Masanobu Shishikura saw the earthquake coming, said Peter Landers in The Wall Street Journal. The Japanese geologist, 41, would’ve preferred to be wrong. But on March 11, when the bookshelves and televisions in his office came crashing down around him, he tragically wasn’t. “It was the phenomenon just as I envisioned it,” he says of the 9.0 quake and the tsunami that devastated Japan’s northeastern coast.
Shishikura’s studies in the emerging field of paleoseismology had convinced him that every 450 to 800 years, colliding plates produced tsunami waves around Japan’s Miyagi and Fukushima prefectures, and that the possibility of such a disaster happening “in the near future” was very high. He even had an appointment scheduled for March 23 to explain his research to officials in Fukushima. “It’s unfortunate that there wasn’t time,” he says.
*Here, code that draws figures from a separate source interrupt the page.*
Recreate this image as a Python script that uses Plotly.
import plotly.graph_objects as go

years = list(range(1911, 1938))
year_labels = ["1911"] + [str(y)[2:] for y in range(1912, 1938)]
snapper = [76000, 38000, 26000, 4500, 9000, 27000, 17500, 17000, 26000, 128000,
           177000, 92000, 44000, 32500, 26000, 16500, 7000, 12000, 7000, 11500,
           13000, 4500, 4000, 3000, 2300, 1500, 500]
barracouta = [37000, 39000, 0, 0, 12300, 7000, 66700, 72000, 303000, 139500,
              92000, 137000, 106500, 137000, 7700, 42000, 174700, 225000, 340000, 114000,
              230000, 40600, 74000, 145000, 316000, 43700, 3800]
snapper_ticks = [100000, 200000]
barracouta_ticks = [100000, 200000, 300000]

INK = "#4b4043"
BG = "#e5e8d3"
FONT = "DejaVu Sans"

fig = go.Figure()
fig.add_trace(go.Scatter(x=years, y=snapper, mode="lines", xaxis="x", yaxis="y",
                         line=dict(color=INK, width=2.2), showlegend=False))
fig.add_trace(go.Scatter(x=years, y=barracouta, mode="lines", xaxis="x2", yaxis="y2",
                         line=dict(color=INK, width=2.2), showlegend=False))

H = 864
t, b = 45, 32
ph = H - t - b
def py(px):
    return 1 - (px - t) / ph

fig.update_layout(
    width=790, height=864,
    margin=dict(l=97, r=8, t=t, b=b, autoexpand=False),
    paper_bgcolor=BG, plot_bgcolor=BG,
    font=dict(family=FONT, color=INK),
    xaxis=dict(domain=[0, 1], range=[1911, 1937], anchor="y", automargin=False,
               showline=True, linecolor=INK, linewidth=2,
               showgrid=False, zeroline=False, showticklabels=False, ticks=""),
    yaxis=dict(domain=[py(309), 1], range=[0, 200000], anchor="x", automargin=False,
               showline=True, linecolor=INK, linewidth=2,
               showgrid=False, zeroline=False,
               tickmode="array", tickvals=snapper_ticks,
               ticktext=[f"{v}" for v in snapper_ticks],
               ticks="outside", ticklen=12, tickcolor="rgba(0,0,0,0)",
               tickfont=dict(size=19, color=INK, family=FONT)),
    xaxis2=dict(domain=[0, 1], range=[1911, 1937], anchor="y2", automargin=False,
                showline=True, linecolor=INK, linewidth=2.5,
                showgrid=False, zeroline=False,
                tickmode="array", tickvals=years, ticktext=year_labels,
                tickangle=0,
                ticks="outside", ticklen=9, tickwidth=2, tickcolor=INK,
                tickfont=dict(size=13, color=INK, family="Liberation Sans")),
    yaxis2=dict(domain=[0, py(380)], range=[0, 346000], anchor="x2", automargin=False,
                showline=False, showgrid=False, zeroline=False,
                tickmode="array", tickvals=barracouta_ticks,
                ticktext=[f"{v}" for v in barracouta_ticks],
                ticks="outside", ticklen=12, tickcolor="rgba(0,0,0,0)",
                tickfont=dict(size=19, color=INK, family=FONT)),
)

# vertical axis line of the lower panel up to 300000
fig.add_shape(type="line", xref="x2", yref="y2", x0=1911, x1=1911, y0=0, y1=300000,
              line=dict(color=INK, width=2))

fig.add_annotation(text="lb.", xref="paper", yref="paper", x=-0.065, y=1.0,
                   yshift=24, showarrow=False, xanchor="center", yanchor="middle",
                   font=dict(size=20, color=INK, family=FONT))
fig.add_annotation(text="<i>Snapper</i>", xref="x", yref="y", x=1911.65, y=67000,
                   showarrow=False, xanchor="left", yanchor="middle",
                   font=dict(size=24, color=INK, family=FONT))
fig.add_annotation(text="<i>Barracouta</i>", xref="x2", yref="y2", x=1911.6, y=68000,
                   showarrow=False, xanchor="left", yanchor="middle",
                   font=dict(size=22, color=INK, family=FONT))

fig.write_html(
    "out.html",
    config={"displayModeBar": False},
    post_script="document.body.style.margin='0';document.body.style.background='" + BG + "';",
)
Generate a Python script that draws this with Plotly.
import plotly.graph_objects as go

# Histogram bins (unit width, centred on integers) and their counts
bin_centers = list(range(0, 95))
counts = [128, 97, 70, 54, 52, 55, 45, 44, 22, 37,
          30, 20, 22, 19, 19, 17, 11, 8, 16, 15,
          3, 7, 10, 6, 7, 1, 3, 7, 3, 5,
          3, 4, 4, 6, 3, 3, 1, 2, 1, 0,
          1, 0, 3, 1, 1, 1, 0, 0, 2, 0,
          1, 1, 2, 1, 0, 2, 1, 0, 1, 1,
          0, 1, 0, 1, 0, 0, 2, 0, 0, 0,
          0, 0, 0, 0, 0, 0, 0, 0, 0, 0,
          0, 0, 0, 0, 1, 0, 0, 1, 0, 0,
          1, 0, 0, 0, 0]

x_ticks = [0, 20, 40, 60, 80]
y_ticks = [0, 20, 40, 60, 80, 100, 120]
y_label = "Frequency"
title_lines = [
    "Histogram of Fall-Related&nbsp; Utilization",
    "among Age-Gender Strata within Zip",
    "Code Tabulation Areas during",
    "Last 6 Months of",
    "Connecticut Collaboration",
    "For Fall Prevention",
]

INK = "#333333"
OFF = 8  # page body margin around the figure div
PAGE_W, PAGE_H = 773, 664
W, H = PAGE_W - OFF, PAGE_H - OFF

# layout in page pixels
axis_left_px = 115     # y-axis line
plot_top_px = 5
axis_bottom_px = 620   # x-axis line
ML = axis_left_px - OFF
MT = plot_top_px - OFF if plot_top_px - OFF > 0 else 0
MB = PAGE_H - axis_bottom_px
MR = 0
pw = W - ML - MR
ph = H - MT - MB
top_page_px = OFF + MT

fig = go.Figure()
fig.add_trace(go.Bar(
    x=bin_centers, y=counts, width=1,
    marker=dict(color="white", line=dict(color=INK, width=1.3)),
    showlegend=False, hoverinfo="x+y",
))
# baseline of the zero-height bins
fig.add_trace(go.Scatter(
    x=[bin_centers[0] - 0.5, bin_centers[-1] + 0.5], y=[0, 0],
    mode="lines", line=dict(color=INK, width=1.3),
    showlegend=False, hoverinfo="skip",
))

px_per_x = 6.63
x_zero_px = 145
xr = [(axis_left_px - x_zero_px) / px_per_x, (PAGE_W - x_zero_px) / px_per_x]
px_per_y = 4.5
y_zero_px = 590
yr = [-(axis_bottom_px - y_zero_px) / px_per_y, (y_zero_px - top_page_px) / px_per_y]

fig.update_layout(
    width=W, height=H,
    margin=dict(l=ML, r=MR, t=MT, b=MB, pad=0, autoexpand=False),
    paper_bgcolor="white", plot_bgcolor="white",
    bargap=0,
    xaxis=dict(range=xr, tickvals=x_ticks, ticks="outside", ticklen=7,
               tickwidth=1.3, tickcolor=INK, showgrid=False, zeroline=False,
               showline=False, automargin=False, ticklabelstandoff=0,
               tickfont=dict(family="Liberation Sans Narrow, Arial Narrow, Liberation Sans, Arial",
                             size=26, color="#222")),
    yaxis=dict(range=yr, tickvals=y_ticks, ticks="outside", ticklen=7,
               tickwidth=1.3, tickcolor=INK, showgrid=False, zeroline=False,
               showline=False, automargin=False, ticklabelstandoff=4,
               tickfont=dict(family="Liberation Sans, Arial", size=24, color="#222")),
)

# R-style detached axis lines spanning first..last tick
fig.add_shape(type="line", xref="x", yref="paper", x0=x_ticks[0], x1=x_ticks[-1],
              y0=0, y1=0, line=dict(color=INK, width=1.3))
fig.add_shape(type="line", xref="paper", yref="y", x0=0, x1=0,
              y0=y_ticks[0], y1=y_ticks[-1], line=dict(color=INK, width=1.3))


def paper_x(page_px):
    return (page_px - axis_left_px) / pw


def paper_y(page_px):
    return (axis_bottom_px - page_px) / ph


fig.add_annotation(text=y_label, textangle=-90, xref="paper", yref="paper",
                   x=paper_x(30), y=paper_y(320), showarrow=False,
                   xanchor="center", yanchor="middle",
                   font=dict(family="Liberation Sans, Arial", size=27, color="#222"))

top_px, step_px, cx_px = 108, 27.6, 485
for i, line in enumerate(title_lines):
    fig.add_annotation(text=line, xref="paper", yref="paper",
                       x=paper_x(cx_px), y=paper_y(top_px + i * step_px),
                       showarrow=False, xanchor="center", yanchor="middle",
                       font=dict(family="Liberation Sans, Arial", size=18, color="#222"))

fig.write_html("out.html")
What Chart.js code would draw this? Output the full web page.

Had he given his warning, Shishikura believes, many of the tsunami’s victims might have been saved. “It appears to be almost completely unknown among the general public that in the past great tsunamis have inundated areas as far as 3 to 4 kilometers inland as the result of earthquakes exceeding magnitude 8,” he wrote last year. Shishikura now believes it’s never too early to sound the alarm. “We had better be on the lookout,” he says.